Written request:
From the line with "Convert this chart to Bokeh code." to the line with "grid_ticks = [60, 80, 100]", both included, repeat each line exactly and leave out the pictures.
** BEGIN Dataset records **
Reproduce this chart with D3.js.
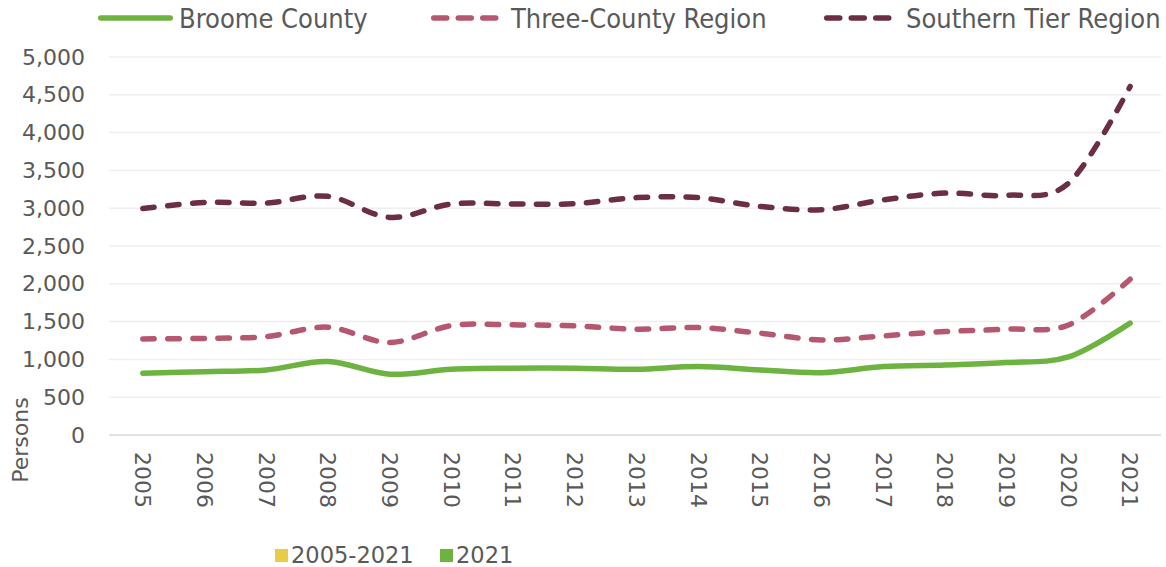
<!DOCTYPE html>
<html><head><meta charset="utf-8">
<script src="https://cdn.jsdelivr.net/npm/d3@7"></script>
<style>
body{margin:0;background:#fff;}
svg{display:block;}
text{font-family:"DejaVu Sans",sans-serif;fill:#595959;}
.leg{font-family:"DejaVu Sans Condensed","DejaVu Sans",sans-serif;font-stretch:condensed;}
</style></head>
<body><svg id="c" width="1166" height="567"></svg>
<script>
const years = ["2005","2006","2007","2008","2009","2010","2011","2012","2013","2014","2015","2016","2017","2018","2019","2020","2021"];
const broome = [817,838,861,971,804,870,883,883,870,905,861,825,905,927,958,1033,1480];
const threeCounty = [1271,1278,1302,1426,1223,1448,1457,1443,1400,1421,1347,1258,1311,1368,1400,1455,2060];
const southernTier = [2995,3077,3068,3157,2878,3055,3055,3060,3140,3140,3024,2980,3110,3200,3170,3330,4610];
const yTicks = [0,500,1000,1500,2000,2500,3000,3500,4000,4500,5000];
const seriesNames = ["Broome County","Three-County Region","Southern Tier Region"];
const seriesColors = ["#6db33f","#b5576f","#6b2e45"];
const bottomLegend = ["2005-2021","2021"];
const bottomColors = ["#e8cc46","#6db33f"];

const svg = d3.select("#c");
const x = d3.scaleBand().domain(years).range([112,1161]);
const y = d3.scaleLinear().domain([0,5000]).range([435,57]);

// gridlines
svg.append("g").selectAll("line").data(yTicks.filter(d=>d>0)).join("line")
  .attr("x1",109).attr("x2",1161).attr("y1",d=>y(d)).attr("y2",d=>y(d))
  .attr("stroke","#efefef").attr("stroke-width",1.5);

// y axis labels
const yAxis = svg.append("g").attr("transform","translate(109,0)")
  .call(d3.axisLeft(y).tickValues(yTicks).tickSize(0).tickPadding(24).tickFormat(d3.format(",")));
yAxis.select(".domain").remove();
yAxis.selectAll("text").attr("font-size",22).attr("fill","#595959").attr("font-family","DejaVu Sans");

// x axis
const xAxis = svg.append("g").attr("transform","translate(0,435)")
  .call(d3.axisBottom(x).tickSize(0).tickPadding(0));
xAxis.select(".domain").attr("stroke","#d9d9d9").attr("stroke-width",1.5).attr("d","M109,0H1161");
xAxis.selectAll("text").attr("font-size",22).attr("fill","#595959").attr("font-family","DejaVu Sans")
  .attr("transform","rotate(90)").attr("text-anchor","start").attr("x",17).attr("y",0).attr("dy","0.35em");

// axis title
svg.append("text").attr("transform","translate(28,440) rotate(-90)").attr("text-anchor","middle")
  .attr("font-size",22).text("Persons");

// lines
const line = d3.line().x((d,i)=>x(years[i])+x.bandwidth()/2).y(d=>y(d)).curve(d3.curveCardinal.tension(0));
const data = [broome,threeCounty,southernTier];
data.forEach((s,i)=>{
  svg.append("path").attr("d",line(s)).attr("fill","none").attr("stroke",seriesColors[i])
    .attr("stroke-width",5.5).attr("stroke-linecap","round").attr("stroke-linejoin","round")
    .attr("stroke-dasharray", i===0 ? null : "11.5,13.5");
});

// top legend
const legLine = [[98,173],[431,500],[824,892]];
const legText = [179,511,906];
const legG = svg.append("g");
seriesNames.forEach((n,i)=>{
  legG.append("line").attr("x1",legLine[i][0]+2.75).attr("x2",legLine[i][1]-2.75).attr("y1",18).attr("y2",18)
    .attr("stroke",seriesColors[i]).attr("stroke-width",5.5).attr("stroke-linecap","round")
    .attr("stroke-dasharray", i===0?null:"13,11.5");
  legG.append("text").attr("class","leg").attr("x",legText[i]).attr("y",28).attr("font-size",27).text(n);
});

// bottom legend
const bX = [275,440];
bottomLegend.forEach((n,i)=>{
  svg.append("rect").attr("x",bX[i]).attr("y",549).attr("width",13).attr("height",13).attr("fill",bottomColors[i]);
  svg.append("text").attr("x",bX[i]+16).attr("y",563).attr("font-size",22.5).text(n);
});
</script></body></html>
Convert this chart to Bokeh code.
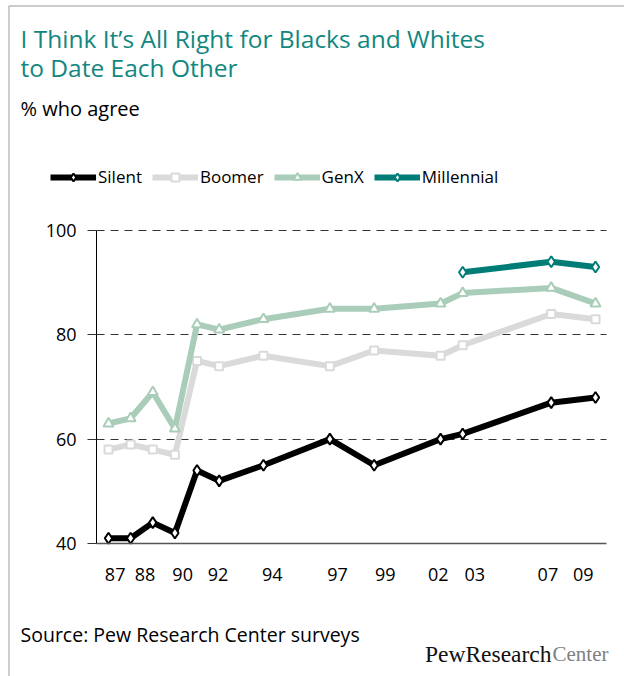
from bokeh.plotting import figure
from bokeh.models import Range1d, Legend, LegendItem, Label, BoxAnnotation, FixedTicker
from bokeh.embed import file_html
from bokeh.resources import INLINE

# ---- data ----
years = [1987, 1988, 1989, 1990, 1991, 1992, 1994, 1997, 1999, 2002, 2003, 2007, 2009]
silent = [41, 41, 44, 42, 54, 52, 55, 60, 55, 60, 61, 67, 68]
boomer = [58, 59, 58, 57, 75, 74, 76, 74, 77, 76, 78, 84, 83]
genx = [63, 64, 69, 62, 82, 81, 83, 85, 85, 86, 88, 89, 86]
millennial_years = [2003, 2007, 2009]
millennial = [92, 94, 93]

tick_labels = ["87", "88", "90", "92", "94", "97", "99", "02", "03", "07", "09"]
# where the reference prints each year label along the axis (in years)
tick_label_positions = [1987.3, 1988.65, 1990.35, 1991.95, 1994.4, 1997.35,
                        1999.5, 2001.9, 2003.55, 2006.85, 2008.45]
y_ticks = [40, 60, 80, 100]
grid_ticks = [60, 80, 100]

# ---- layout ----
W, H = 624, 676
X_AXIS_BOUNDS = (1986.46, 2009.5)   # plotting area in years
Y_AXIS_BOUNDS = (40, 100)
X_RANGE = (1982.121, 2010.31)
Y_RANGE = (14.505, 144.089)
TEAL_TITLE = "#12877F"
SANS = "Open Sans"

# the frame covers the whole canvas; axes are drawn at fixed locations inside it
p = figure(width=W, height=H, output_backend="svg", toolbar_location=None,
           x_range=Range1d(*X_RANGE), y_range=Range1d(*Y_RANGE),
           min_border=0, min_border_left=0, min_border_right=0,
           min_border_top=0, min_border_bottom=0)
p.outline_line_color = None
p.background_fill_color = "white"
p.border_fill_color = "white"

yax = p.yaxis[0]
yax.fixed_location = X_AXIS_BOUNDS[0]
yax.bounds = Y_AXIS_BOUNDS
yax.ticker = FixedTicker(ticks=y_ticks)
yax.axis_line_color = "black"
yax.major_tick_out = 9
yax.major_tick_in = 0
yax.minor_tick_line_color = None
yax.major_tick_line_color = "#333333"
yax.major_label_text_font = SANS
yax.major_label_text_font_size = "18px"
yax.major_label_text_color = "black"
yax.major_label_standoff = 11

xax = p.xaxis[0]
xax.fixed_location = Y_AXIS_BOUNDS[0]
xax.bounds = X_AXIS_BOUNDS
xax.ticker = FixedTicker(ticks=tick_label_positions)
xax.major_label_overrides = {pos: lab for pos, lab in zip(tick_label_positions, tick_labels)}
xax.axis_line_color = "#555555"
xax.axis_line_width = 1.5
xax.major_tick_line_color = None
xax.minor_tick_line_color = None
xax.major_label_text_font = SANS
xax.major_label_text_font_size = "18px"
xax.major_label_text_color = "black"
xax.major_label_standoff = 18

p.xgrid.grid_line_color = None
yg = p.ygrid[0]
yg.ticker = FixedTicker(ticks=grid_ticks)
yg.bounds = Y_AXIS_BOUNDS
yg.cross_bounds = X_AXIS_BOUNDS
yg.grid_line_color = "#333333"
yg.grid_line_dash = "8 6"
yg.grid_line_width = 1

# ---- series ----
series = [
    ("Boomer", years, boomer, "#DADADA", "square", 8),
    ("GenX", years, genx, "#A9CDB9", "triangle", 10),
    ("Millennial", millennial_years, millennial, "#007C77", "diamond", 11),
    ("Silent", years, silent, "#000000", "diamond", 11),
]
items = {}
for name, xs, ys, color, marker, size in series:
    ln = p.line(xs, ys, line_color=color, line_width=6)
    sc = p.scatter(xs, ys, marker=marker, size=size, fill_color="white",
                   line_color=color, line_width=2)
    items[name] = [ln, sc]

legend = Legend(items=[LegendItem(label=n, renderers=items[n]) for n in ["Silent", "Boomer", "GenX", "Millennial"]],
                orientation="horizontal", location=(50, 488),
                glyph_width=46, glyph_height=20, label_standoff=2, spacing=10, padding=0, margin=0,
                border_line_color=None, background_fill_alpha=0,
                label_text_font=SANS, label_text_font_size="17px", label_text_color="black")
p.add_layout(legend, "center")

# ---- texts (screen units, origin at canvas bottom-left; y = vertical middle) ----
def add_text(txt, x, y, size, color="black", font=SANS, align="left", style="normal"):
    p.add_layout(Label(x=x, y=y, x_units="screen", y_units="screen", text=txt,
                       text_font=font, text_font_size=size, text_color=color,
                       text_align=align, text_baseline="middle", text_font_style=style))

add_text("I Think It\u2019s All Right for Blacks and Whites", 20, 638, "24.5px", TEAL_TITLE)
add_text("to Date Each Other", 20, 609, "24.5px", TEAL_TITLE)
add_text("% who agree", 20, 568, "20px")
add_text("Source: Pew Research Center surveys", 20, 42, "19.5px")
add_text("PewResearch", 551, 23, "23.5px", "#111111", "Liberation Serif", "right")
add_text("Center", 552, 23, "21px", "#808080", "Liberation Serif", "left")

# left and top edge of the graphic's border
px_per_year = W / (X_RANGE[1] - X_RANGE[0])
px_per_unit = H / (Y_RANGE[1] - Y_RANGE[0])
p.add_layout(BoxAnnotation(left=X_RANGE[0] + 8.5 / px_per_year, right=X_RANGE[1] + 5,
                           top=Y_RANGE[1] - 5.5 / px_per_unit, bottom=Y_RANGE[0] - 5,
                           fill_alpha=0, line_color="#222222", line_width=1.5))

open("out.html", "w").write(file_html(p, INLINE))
** END Dataset records **
Result for this task:
Convert this chart to Bokeh code.
from bokeh.plotting import figure
from bokeh.models import Range1d, Legend, LegendItem, Label, BoxAnnotation, FixedTicker
from bokeh.embed import file_html
from bokeh.resources import INLINE

# ---- data ----
years = [1987, 1988, 1989, 1990, 1991, 1992, 1994, 1997, 1999, 2002, 2003, 2007, 2009]
silent = [41, 41, 44, 42, 54, 52, 55, 60, 55, 60, 61, 67, 68]
boomer = [58, 59, 58, 57, 75, 74, 76, 74, 77, 76, 78, 84, 83]
genx = [63, 64, 69, 62, 82, 81, 83, 85, 85, 86, 88, 89, 86]
millennial_years = [2003, 2007, 2009]
millennial = [92, 94, 93]

tick_labels = ["87", "88", "90", "92", "94", "97", "99", "02", "03", "07", "09"]
# where the reference prints each year label along the axis (in years)
tick_label_positions = [1987.3, 1988.65, 1990.35, 1991.95, 1994.4, 1997.35,
                        1999.5, 2001.9, 2003.55, 2006.85, 2008.45]
y_ticks = [40, 60, 80, 100]
grid_ticks = [60, 80, 100]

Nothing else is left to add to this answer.